Inherent within Gueros is a commentary on Mexico’s well-established film industry. In the passage above, Sombra succinctly speaks out about the nature of Mexican cinema. This is perhaps is Ruizpalacios making his thoughts known about how Mexican directors convey an image of the country to the international community and why all things conveyed should be done so with a level of respect and responsibility.


Something of a hybrid film made up of different elements of Mexican cinema such as Y Tu Mama Tambien and Roma (which of course came out years later but is humorously relatable to the quote above), the movie also takes inspiration from cult movies such as Withnail & I, and Fear & Loathing in Las Vegas.


However, while Gueros certainly appears to be another masterpiece of modern Mexcian cinema, at its core it strives to deconstruct and scrutinise the industry for which Mexico is so famed.

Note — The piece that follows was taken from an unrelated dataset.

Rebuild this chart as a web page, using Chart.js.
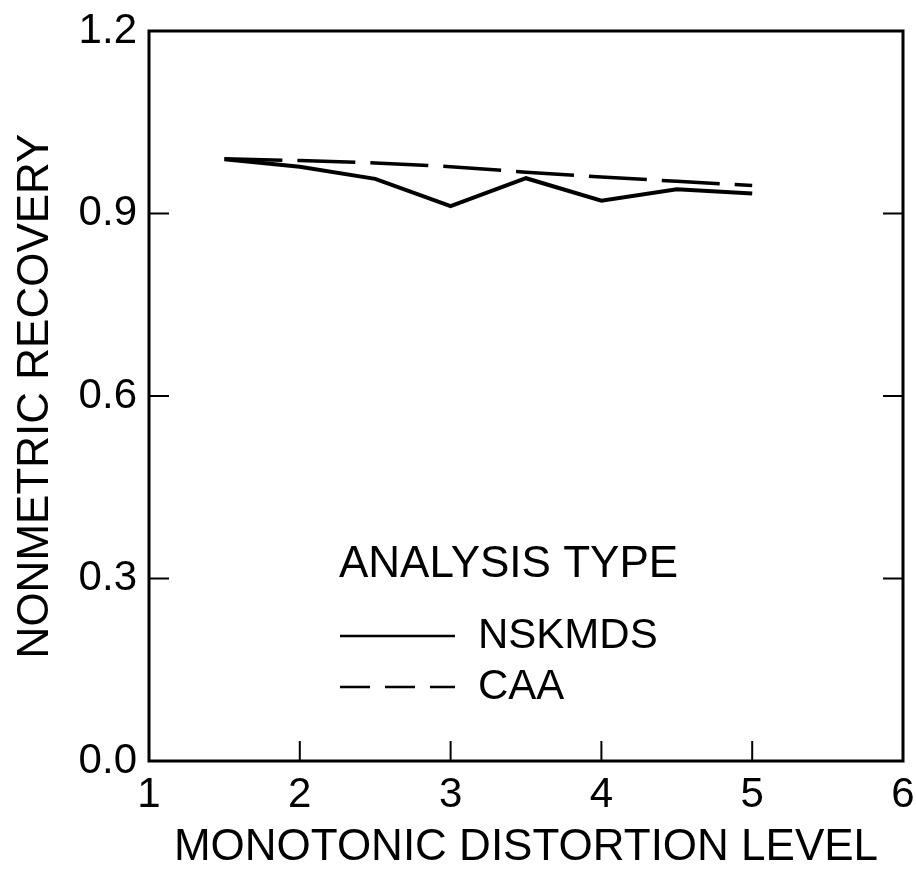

The film’s title refers to the slang used in Mexico and other parts of Central America towards people of a fair complexion. It also denotes eggs that are lost during incubation and is used derivatively as an insult to imply sickliness.


In many ways, that’s what Ruizpalacios’ first film really is to the wider world of Mexican cinema – a well-crafted, well-shot and well-written insult to the Mexican film industry. It is in its moments of poverty, ugliness and overriding apathy that it brings about moments of easy-going clarity, simplicity and truth.


While Mexican cinema is certainly booming, the film’s lasting message is that directors shouldn’t get carried away in portraying a land and a set of ideas not wholly representative of the truth.